Frankly it seems to me that going to 24/7 is a unnecessary waste of money, I think the company would be hard pressed to produce an ex-customer who cancelled because we didn't have 24/7 support. Basically I think they want it because 'that's what the big boys do' rather than because of a real need. Opinions?"

[JM replied] "That's fine and dandy. I live in a small town, work at a grocery store. Open 24/7 but on Thanksgiving until 4 PM only, and closed Christmas (but the Stock Crew comes in at 10 PM that night). I am a spiritual person but the moment I requested Sundays off everyone else became spiritual as well. I work split shifts, irregular hours, and don't even get $8 an hour. I come home, put in another 6 to 8 hours (some times more) admining my wife's Web server, answering e-mails she can't answer. I complie and install software, perl modules, review php and perl code. So, um, welcome to the real world. I don't want that to sound harsh, but execs in other industrys have have wasted money for years, or just gotten greedy. It was bound to hit the IT field sooner or later."

[GE said] "Go for it. Having an overnight person, even for a few weeks, can get a lot accomplished. In between calls, that overnight person could be doing server and network maintenance, cabling work, inventory, backups, security work...the list goes on. Put a midlevel person on the overnight, load'em up with stuff to do, and turn'em loose."

[GC disagreed] "We also have approximately 10,000 users and we do a 7x24 help desk.
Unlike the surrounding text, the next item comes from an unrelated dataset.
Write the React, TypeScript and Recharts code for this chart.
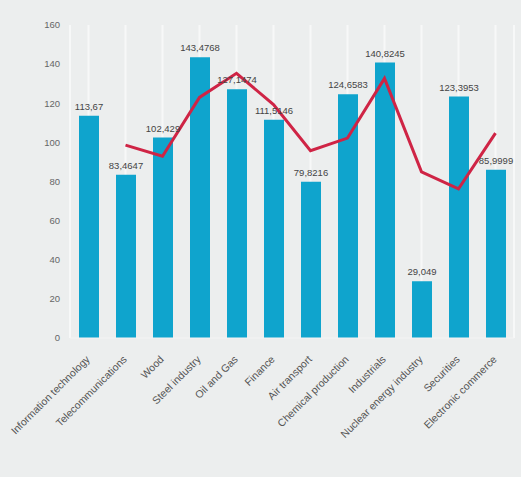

Late night calls are not common and most can be deferred until the next day. There's not that much that the overnight person can do. I'd bet that our help desk staff would willingly go on standby to keep from the long boring overnighters that they currently do. I don't have any control over hours of operation for our help desk, as you may have figured out. I just know we have a good help desk and even so, waste their time and talent most nights. I'd rather shuffle them back to prime hours where their talent is needed."

[SY said] "We have in the neighborhood of 50,000 users (if I am not mistaken), including commercial accounts. There was talk about three years ago of increasing our residential dialup support hours beyond our current 8 AM to 10 PM, Mon. to Fri.; 9 AM to 10 PM Sat., and 9 AM to 5 PM Sun. There are, and were, about 35 techs, including supervisors. The company decided that the expense of hiring more techs and supervisors was not worth the return on investment (ROI) so the move was never made.

The Network Control Center is manned 24/7, though they mostly do network monitoring or repair and commercial account support. To find out if there was a need for expanding support hours, they had after hours residential calls routed to them. The number of calls received was so minimal that the decision to not offer 24/7 residential support was reinforced by this data. If I recall correctly, they averaged about 2 calls nightly.

I would suggest that before you 'officially' expand your hours, you try running a test with one person working over night for a period of time. Make sure that all calls are logged. Then use that data to make a decision. You could also keep track of your overnight RADIUS logs and see how many people are logged in, the quality of the connects, etc. You might even consider polling your users about how many people really need help in that small eight hour time span. I would say probably none, but each user base is a bit different."

[GG said bluntly] "24/7/365 ? I do it but I don't get bent out of shape about it if I can't. We charge $20 a month for dialup. That works out to about $.77 a day per customer. What do you think the customer would do for you for $.77?"